What to work on —
Take all the material and copy it exactly.

Data provided —
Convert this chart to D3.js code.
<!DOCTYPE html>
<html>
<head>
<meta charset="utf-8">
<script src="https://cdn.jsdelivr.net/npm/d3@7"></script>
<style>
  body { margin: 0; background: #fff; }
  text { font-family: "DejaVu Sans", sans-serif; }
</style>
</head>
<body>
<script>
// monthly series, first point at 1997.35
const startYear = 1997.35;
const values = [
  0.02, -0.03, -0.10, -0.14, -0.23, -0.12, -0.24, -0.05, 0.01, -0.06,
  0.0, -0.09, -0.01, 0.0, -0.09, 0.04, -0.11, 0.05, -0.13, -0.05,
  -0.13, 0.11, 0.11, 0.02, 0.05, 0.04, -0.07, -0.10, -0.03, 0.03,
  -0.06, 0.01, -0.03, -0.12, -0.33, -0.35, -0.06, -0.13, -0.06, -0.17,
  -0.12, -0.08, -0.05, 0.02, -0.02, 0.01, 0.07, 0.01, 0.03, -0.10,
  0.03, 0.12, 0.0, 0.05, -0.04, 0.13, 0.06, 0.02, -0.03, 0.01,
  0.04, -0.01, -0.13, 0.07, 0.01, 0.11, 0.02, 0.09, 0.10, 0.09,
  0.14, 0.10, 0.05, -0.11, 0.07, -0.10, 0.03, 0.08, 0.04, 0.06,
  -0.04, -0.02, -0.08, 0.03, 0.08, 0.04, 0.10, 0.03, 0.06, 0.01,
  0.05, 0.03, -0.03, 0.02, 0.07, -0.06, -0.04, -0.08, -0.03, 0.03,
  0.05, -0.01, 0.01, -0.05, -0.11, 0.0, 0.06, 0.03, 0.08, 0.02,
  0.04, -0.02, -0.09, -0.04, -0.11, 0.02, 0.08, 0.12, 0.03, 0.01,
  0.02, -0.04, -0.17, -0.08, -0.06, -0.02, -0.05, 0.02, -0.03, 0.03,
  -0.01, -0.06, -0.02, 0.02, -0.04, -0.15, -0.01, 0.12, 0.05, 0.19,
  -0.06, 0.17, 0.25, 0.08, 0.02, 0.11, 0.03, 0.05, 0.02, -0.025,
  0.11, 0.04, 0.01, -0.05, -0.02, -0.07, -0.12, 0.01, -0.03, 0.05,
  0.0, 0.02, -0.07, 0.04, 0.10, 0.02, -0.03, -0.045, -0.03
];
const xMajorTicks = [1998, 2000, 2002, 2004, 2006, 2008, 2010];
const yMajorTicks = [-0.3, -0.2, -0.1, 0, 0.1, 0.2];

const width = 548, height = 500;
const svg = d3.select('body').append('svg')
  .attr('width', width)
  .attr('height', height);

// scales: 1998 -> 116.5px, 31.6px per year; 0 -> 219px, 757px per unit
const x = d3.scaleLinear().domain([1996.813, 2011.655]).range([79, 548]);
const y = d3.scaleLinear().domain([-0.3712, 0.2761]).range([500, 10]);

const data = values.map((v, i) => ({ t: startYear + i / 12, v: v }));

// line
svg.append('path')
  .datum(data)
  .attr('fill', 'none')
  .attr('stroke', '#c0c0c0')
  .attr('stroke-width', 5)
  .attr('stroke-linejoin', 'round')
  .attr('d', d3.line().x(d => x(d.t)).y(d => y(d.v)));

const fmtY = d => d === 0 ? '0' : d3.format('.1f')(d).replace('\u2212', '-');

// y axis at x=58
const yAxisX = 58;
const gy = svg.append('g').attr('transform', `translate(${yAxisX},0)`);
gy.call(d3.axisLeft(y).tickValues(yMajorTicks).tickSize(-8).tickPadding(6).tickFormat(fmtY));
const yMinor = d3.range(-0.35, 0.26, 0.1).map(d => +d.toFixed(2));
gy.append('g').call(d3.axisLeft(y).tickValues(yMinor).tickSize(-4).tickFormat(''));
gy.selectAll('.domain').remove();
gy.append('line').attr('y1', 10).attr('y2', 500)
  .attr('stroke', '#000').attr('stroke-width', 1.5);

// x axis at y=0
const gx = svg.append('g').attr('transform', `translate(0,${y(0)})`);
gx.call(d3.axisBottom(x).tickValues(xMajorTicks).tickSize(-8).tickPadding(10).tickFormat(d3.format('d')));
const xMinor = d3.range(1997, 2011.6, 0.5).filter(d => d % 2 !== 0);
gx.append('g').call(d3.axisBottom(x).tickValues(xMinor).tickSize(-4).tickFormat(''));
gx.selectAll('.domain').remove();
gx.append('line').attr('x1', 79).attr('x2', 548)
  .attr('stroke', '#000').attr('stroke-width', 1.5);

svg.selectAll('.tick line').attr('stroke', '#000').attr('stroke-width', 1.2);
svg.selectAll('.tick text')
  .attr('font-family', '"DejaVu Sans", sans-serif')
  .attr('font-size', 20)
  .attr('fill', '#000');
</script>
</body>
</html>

Exercise output —
Convert this chart to D3.js code.
<!DOCTYPE html>
<html>
<head>
<meta charset="utf-8">
<script src="https://cdn.jsdelivr.net/npm/d3@7"></script>
<style>
  body { margin: 0; background: #fff; }
  text { font-family: "DejaVu Sans", sans-serif; }
</style>
</head>
<body>
<script>
// monthly series, first point at 1997.35
const startYear = 1997.35;
const values = [
  0.02, -0.03, -0.10, -0.14, -0.23, -0.12, -0.24, -0.05, 0.01, -0.06,
  0.0, -0.09, -0.01, 0.0, -0.09, 0.04, -0.11, 0.05, -0.13, -0.05,
  -0.13, 0.11, 0.11, 0.02, 0.05, 0.04, -0.07, -0.10, -0.03, 0.03,
  -0.06, 0.01, -0.03, -0.12, -0.33, -0.35, -0.06, -0.13, -0.06, -0.17,
  -0.12, -0.08, -0.05, 0.02, -0.02, 0.01, 0.07, 0.01, 0.03, -0.10,
  0.03, 0.12, 0.0, 0.05, -0.04, 0.13, 0.06, 0.02, -0.03, 0.01,
  0.04, -0.01, -0.13, 0.07, 0.01, 0.11, 0.02, 0.09, 0.10, 0.09,
  0.14, 0.10, 0.05, -0.11, 0.07, -0.10, 0.03, 0.08, 0.04, 0.06,
  -0.04, -0.02, -0.08, 0.03, 0.08, 0.04, 0.10, 0.03, 0.06, 0.01,
  0.05, 0.03, -0.03, 0.02, 0.07, -0.06, -0.04, -0.08, -0.03, 0.03,
  0.05, -0.01, 0.01, -0.05, -0.11, 0.0, 0.06, 0.03, 0.08, 0.02,
  0.04, -0.02, -0.09, -0.04, -0.11, 0.02, 0.08, 0.12, 0.03, 0.01,
  0.02, -0.04, -0.17, -0.08, -0.06, -0.02, -0.05, 0.02, -0.03, 0.03,
  -0.01, -0.06, -0.02, 0.02, -0.04, -0.15, -0.01, 0.12, 0.05, 0.19,
  -0.06, 0.17, 0.25, 0.08, 0.02, 0.11, 0.03, 0.05, 0.02, -0.025,
  0.11, 0.04, 0.01, -0.05, -0.02, -0.07, -0.12, 0.01, -0.03, 0.05,
  0.0, 0.02, -0.07, 0.04, 0.10, 0.02, -0.03, -0.045, -0.03
];
const xMajorTicks = [1998, 2000, 2002, 2004, 2006, 2008, 2010];
const yMajorTicks = [-0.3, -0.2, -0.1, 0, 0.1, 0.2];

const width = 548, height = 500;
const svg = d3.select('body').append('svg')
  .attr('width', width)
  .attr('height', height);

// scales: 1998 -> 116.5px, 31.6px per year; 0 -> 219px, 757px per unit
const x = d3.scaleLinear().domain([1996.813, 2011.655]).range([79, 548]);
const y = d3.scaleLinear().domain([-0.3712, 0.2761]).range([500, 10]);

const data = values.map((v, i) => ({ t: startYear + i / 12, v: v }));

// line
svg.append('path')
  .datum(data)
  .attr('fill', 'none')
  .attr('stroke', '#c0c0c0')
  .attr('stroke-width', 5)
  .attr('stroke-linejoin', 'round')
  .attr('d', d3.line().x(d => x(d.t)).y(d => y(d.v)));

const fmtY = d => d === 0 ? '0' : d3.format('.1f')(d).replace('\u2212', '-');

// y axis at x=58
const yAxisX = 58;
const gy = svg.append('g').attr('transform', `translate(${yAxisX},0)`);
gy.call(d3.axisLeft(y).tickValues(yMajorTicks).tickSize(-8).tickPadding(6).tickFormat(fmtY));
const yMinor = d3.range(-0.35, 0.26, 0.1).map(d => +d.toFixed(2));
gy.append('g').call(d3.axisLeft(y).tickValues(yMinor).tickSize(-4).tickFormat(''));
gy.selectAll('.domain').remove();
gy.append('line').attr('y1', 10).attr('y2', 500)
  .attr('stroke', '#000').attr('stroke-width', 1.5);

// x axis at y=0
const gx = svg.append('g').attr('transform', `translate(0,${y(0)})`);
gx.call(d3.axisBottom(x).tickValues(xMajorTicks).tickSize(-8).tickPadding(10).tickFormat(d3.format('d')));
const xMinor = d3.range(1997, 2011.6, 0.5).filter(d => d % 2 !== 0);
gx.append('g').call(d3.axisBottom(x).tickValues(xMinor).tickSize(-4).tickFormat(''));
gx.selectAll('.domain').remove();
gx.append('line').attr('x1', 79).attr('x2', 548)
  .attr('stroke', '#000').attr('stroke-width', 1.5);

svg.selectAll('.tick line').attr('stroke', '#000').attr('stroke-width', 1.2);
svg.selectAll('.tick text')
  .attr('font-family', '"DejaVu Sans", sans-serif')
  .attr('font-size', 20)
  .attr('fill', '#000');
</script>
</body>
</html>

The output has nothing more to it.